The pattern is now visible across the rulebook. The UK Prospectus Regulation was revoked on 19 January 2026 and replaced by the Public Offers and Admissions to Trading regime, explicitly to cut issuer costs and ease capital raising. The EU-derived PRIIPs disclosure regime is being replaced by a domestic Consumer Composite Investments framework, with early adoption from 6 April 2026 and full repeal of PRIIPs targeted for June 2027. The FCA’s 10th Regulatory Initiatives Grid, published in May 2026, lists around 135 live initiatives, many of the same shape: take an onshored EU rule, ask whether it earns its compliance cost, and rewrite where it doesn’t.

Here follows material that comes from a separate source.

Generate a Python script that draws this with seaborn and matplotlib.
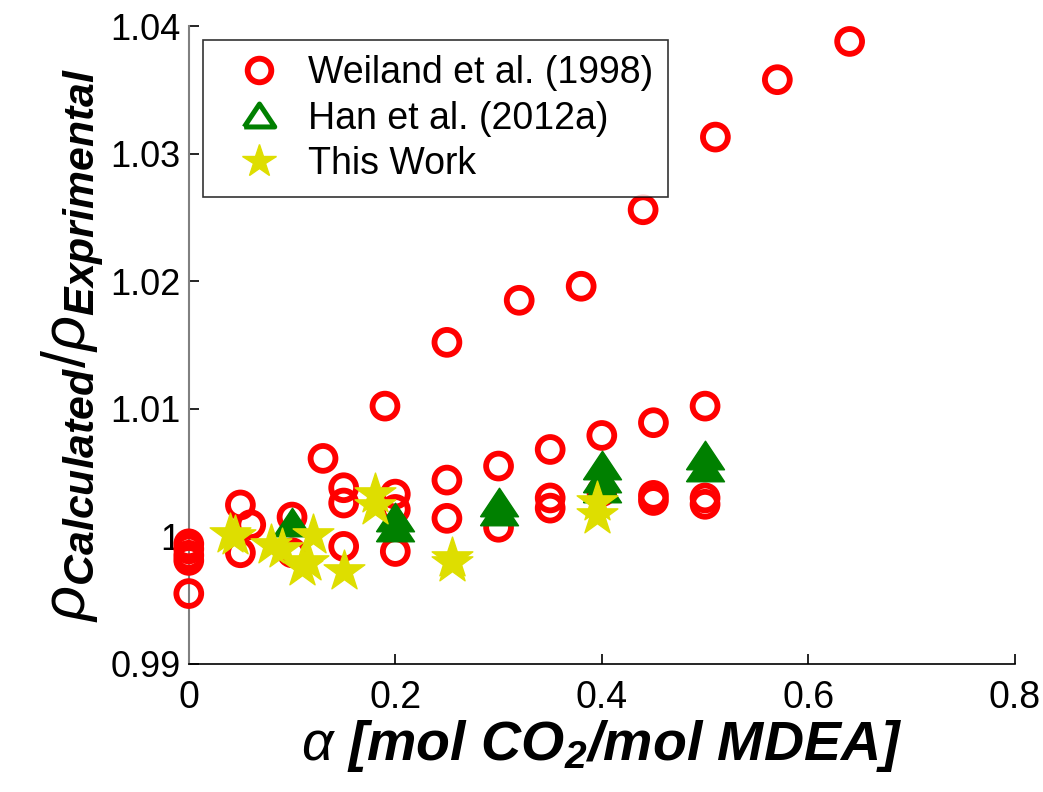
import numpy as np
import pandas as pd
import matplotlib
matplotlib.use("Agg")
import matplotlib.pyplot as plt
from matplotlib.lines import Line2D
import seaborn as sns

# === DATA ===
weiland_alpha = [0, 0, 0, 0, 0,
                 0.05, 0.05, 0.06,
                 0.10, 0.10, 0.13,
                 0.15, 0.15, 0.15,
                 0.20, 0.20, 0.20,
                 0.25, 0.25, 0.30, 0.30,
                 0.35, 0.35, 0.35,
                 0.40, 0.40,
                 0.45, 0.45, 0.45,
                 0.50, 0.50, 0.50,
                 0.19, 0.25, 0.32, 0.38, 0.44, 0.51, 0.57, 0.64]
weiland_ratio = [0.9994, 0.9990, 0.9985, 0.9981, 0.9955,
                 1.00245, 0.9987, 1.0009,
                 1.0015, 0.9987, 1.0061,
                 1.0038, 1.0026, 0.9992,
                 1.0033, 1.0021, 0.9988,
                 1.0044, 1.0014, 1.0055, 1.0007,
                 1.0068, 1.0030, 1.0022,
                 1.0079, 1.0035,
                 1.0089, 1.0032, 1.0028,
                 1.0102, 1.0030, 1.0025,
                 1.0102, 1.0152, 1.0185, 1.0196, 1.0256, 1.0313, 1.0358, 1.0388]

han_alpha = [0.10, 0.20, 0.20, 0.30, 0.30, 0.40, 0.40, 0.40, 0.50, 0.50]
han_ratio = [1.0011, 1.0015, 1.0007, 1.0027, 1.0020, 1.0056, 1.0046, 1.0038, 1.0064, 1.0054]

this_alpha = [0.04, 0.045, 0.08, 0.09, 0.11, 0.115, 0.12, 0.15, 0.18, 0.18, 0.255, 0.255, 0.395, 0.395]
this_ratio = [1.0002, 1.0000, 0.9993, 0.9990, 0.9976, 0.9980, 1.0001, 0.9973, 1.0033, 1.0024,
              0.9983, 0.9979, 1.0027, 1.0017]

labels = ["Weiland et al. (1998)", "Han et al. (2012a)", "This Work"]
x_ticks = [0, 0.2, 0.4, 0.6, 0.8]
x_ticklabels = ["0", "0.2", "0.4", "0.6", "0.8"]
y_ticks = [0.99, 1.0, 1.01, 1.02, 1.03, 1.04]
y_ticklabels = ["0.99", "1", "1.01", "1.02", "1.03", "1.04"]

df_w = pd.DataFrame({"alpha": weiland_alpha, "ratio": weiland_ratio})
df_h = pd.DataFrame({"alpha": han_alpha, "ratio": han_ratio})
df_t = pd.DataFrame({"alpha": this_alpha, "ratio": this_ratio})

# === STYLE ===
sns.set_style("white")
plt.rcParams["font.family"] = ["Liberation Sans", "DejaVu Sans"]
plt.rcParams["mathtext.fontset"] = "custom"
plt.rcParams["mathtext.rm"] = "Liberation Sans"
plt.rcParams["mathtext.it"] = "Liberation Sans:italic"
plt.rcParams["mathtext.bf"] = "Liberation Sans:bold:italic"
for key in ["text.color", "axes.labelcolor", "xtick.color", "ytick.color"]:
    plt.rcParams[key] = "black"

red = "#ff0000"
green = "#008000"
yellow = "#dede00"
# wide MATLAB-like triangle
tri = [(-1, -0.75), (1, -0.75), (0, 0.75), (-1, -0.75)]

fig = plt.figure(figsize=(10.43, 7.92), dpi=100)
ax = fig.add_axes([0.181, 0.162, 0.792, 0.805])

sns.scatterplot(data=df_w, x="alpha", y="ratio", ax=ax, marker="o", s=320,
                fc="none", ec=red, linewidth=4.2, clip_on=False, zorder=3)
sns.scatterplot(data=df_h, x="alpha", y="ratio", ax=ax, marker=tri, s=750,
                fc=green, ec=green, linewidth=1.0, clip_on=False, zorder=4)
sns.scatterplot(data=df_t, x="alpha", y="ratio", ax=ax, marker="*", s=950,
                fc=yellow, ec=yellow, linewidth=1.0, clip_on=False, zorder=5)

ax.set_xlim(0, 0.8)
ax.set_ylim(0.99, 1.04)
ax.set_xticks(x_ticks)
ax.set_xticklabels(x_ticklabels, fontsize=27)
ax.set_yticks(y_ticks)
ax.set_yticklabels(y_ticklabels, fontsize=26)
ax.tick_params(axis="both", direction="in", length=7, width=1.2, color="black",
               bottom=True, left=True)
ax.tick_params(axis="x", pad=12)
ax.tick_params(axis="y", pad=6)

for side in ["top", "right"]:
    ax.spines[side].set_visible(False)
ax.spines["left"].set_color("#808080")
ax.spines["left"].set_linewidth(1.5)
ax.spines["bottom"].set_color("black")
ax.spines["bottom"].set_linewidth(1.2)

ax.set_xlabel(r"$\alpha$ [mol CO$_\mathbf{2}$/mol MDEA]", fontsize=40,
              fontweight="bold", fontstyle="italic")
ax.xaxis.set_label_coords(0.5, -0.085)
ax.set_ylabel(r"$\rho_{\mathbf{Calculated}}/\rho_{\mathbf{Exprimental}}$", fontsize=44)
ax.yaxis.set_label_coords(-0.1, 0.5)

handles = [
    Line2D([], [], linestyle="none", marker="o", markersize=17, markerfacecolor="none",
           markeredgecolor=red, markeredgewidth=4.2),
    Line2D([], [], linestyle="none", marker=tri, markersize=22, markerfacecolor="none",
           markeredgecolor=green, markeredgewidth=3.6),
    Line2D([], [], linestyle="none", marker="*", markersize=25, markerfacecolor=yellow,
           markeredgecolor=yellow),
]
leg = ax.legend(handles, labels, loc="upper left", bbox_to_anchor=(0.017, 0.978),
                borderaxespad=0, fontsize=27, frameon=True, fancybox=False,
                edgecolor="black", handlelength=2.2, handletextpad=0.2,
                labelspacing=0.25, borderpad=0.4)
leg.get_frame().set_linewidth(1.2)

fig.savefig("out.png", dpi=100)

Securitisation is a clean test case for that programme because the EU is reforming its own framework in parallel. The UK is no longer copying Brussels; it is now competing with it on terms. A more proportionate UK due-diligence standard is a pitch to issuers and investors choosing where to domicile a structure, particularly for the kind of innovative and ESG-labelled financing the prospectus reforms were also written to attract.
The implication
For UK structured-finance desks the message is two-part and slightly contradictory. The destination is good: lower fixed costs, more retention flexibility, lighter disclosure on simple deals, a regime built to win business rather than merely contain risk. The journey is the problem. For roughly the next year, the binding rules and the expected rules diverge, and the cost of that divergence — fallback drafting, conservative structuring, deals that wait for the PRA’s Q2 2027 clock — lands on the firms the reform is meant to help.
The reform is real and it is coming. The competitive edge it promises is the part that only arrives once the rules stop moving.